One of the interns occupied the desk opposite me, so I sometimes helped him with stories. Like most of the black reporters, his first language was Zulu, not English. Although he had received some journalism training at a local technikon, a two-year trade school, he struggled with organization and sourcing. Reading through a story he was working on one day, I mentioned that one of the quotes he was using repeated information he already had. He proceeded to retype the quote without referring to his notes. When I told him that simply rewording it was not an option, he looked bemused.

The trainee sub-editors exhibited similar habits. As the program coordinator explained to me: In theory, they embraced basic ethical principles of truth telling, fairness, independence and accuracy. In practice, however, the idea that they could not use a direct quote unless they could be sure of its word-for-word accuracy was met with resistance. I noticed that checking for accuracy was generally regarded with suspicion and was seen as tantamount to giving sources permission to change quotes. Journalists’ attitude toward ethics sometimes differed along racial lines. Black journalists were more likely to view community service and social responsibility as ethical priorities.

One black intern I spoke with summarized his ethical priorities this way:

“South African life is unbalanced. You have the rich, and then you have the poor. Black people are starting to make their way up but there’s still a big gap between the rich and the poor and I think my role is to make people aware of what poverty has done to South Africa … and try and improve their lives and always keep the government on their feet so they can speed up development.”

On the other hand, white and colored journalists placed a higher value on maintaining balance and independence. At least these were the findings of a 2002 colloquium, held in response to an inquiry by the South-African Commission on Human Rights into Racism in the Media.

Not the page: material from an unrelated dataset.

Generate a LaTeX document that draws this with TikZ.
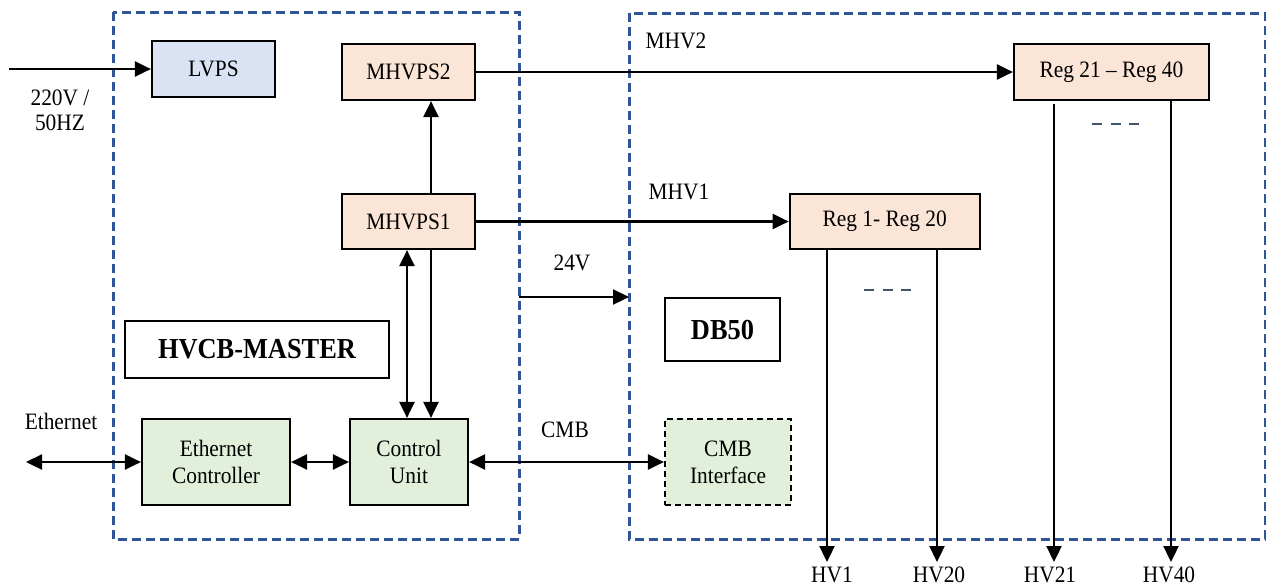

The results revealed a significant difference between black and white media practitioners’ views of the role of the media in their fledgling democracy. According to the attendees, white practitioners see press freedom, editorial independence and respect for the law as priorities, whereas black practitioners are more concerned that the media serve the needs of the community.

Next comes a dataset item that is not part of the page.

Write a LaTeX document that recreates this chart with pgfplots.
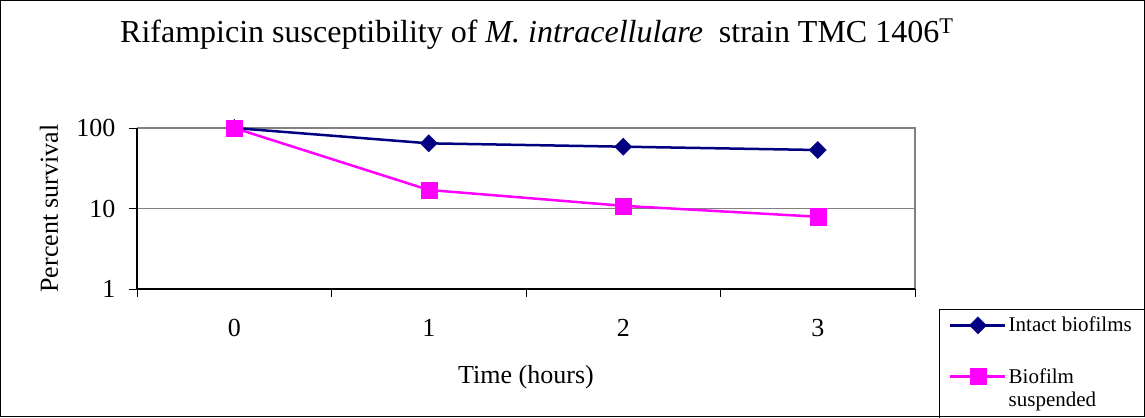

Given the task of creating their own ethics code, the trainees drew on universal principles but also included points that addressed their country’s current needs as a transitional society faced with the immense problems of soaring crime, 40 percent unemployment and an AIDS epidemic that is expected to cut life expectancy in half by 2010.

One particular point in The Star’s ethics code encouraged reporters “to be positive and constructive but not misleadingly optimistic or bland.” This might have raised eyebrows among American journalists, but South African trainees recognized it as necessary given their country’s grim realities. Most incorporated it in some form or another in their own ethics codes. Several also included points specific to reporting ethically on HIV/AIDS. The social stigma surrounding the disease in South Africa means that reporters must be extremely careful not to publish names or photographs of individuals who are HIV positive without their consent.

While ethical considerations may be specific to certain societies, the conditions that make ethical behavior possible for journalists appear to be ubiquitous. The question of whether the fledgling copy editors will put their ethics training into practice will depend to a large extent on their employers’ commitment to provide work conditions that allow reporters the time and space to consider ethical issues.

From whatever limited glimpse I had gleaned of The Star’s cost-saving measures, reporters employed by Independent Newspapers are not likely to enjoy such luxuries. My impressions were echoed by media commentator Anton Harber, who noted:

“All South-African newspapers have had to tighten their belts, but none have done it with more passion and drive than Independent papers. Insiders say that in the last few years it has become an obsession to cut off the head of anything which shows above the parapet – and editorial resources have suffered most of all.”